The real source of a failing democracy is found in vacuous digital communication, and the passivity wrought by blanket advertising. The false dawn of online democracy through social media is proving to be a chimera. The sharing of inconsequential thoughts in organisations that purport to be democratic, produce sound chambers that operate like cults as David Eggers splendid fictional book The Circle (Eggers, 2013) documents.
A cult of mindless belonging to nothing is manifest, and it is not the only mindless cult around. We also have scientology, our esteemed religious traditions, and of course the neo-liberal cult itself.
I fear that humans are becoming increasingly robotic, technical machines.
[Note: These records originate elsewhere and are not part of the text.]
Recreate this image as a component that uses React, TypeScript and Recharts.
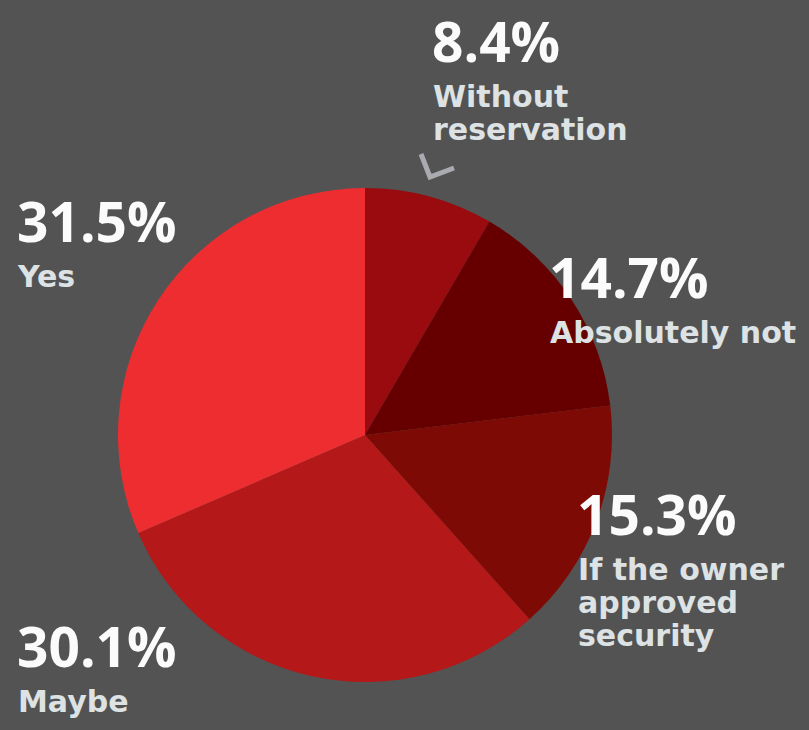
import { Cell, Pie, PieChart } from "recharts";

const categories = [
  "Without reservation",
  "Absolutely not",
  "If the owner approved security",
  "Maybe",
  "Yes",
];
const shares = [8.4, 14.7, 15.3, 30.1, 31.5];
const labelLines = [
  ["Without", "reservation"],
  ["Absolutely not"],
  ["If the owner", "approved", "security"],
  ["Maybe"],
  ["Yes"],
];

const colors = ["#990b0f", "#660000", "#7e0a05", "#b41818", "#ee2d30"];
// where each label block sits (left x, baseline of the percentage)
const labelSpots = [
  { x: 432, y: 62 },
  { x: 549, y: 298 },
  { x: 577, y: 535 },
  { x: 17, y: 667 },
  { x: 17, y: 242 },
];

const data = categories.map((name, i) => ({ name, value: shares[i] }));

const PCT_FONT = "'Open Sans', 'Noto Sans', sans-serif";
const CAT_FONT = "'DejaVu Sans', 'Noto Sans', sans-serif";

const renderLabel = (props: any) => {
  const i = props.index;
  const spot = labelSpots[i];
  return (
    <g key={`lbl-${i}`}>
      {i === 0 && (
        <polyline
          points="421,154 430,177 454,168"
          fill="none"
          stroke="#a9abb0"
          strokeWidth={5}
        />
      )}
      <text
        x={spot.x}
        y={spot.y}
        fill="#fbfbfb"
        fontFamily={PCT_FONT}
        fontWeight={700}
        fontSize={55}
      >
        {shares[i].toFixed(1)}%
      </text>
      {labelLines[i].map((line, j) => (
        <text
          key={j}
          x={spot.x + 1}
          y={spot.y + 45 + j * 33}
          fill="#dde2e4"
          fontFamily={CAT_FONT}
          fontWeight={700}
          fontSize={30}
        >
          {line}
        </text>
      ))}
    </g>
  );
};

export default function App() {
  return (
    <div
      style={{
        position: "absolute",
        left: 0,
        top: 0,
        width: 809,
        height: 730,
        background: "#535353",
      }}
    >
      <PieChart
        width={809}
        height={730}
        margin={{ top: 0, right: 0, bottom: 0, left: 0 }}
      >
        <Pie
          data={data}
          dataKey="value"
          nameKey="name"
          cx={365}
          cy={435}
          outerRadius={247}
          startAngle={90}
          endAngle={-270}
          stroke="none"
          label={renderLabel}
          labelLine={false}
          isAnimationActive={false}
        >
          {data.map((d, i) => (
            <Cell key={d.name} fill={colors[i]} />
          ))}
        </Pie>
      </PieChart>
    </div>
  );
}
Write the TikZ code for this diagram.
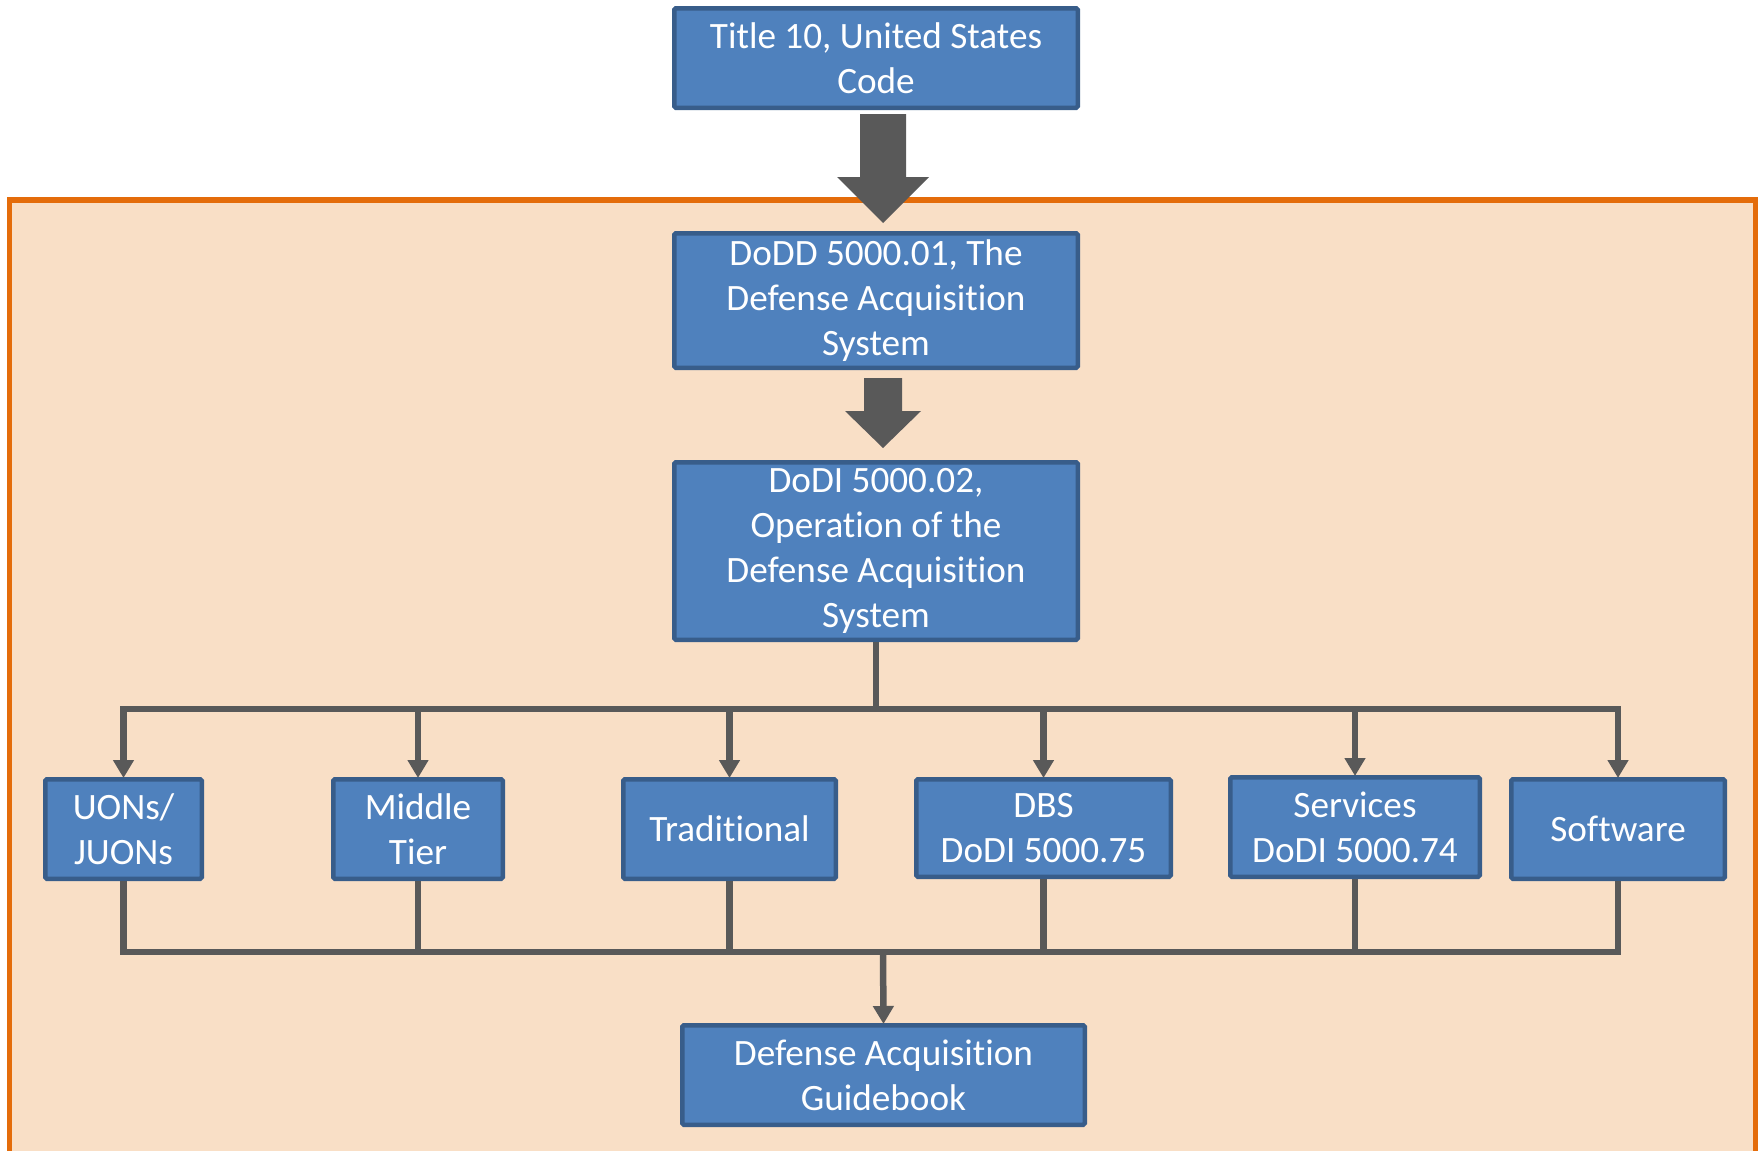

Altruism, compassion and a concern for the plight of others is being eliminated.
So leadership is what is needed but the Leader must like Churchill have ‘nothing to offer you but blood, sweat and Tears.’ And yet I retain faith that we will fight back against the fascism which Madeleine Albright, no less, believes has returned(Albright,2018).
We are drifting towards this precipice incrementally, led by a coalition of interests inculcating robotic consumerism, passivity, environmental destruction and widening inequality. The democratic order has been subverted by rogue states and the corporatocracy.
The Barbarian hordes are at the gates and a new Roosevelt must emerge to save democracy.
References
Madeleine Albright, Fascism: A Warning. Collins, New York, 2018.
Dave Eggers, The Circle, Knopf, New York, 2013.
Vaclav Havel Open Letters: Selected Writings 1965-1990, Faber and Faber 1991.
Timothy Snyder, On Tyranny: Twenty Lessons from the Twentieth Century, Tim Duggan Books, New York, 2017.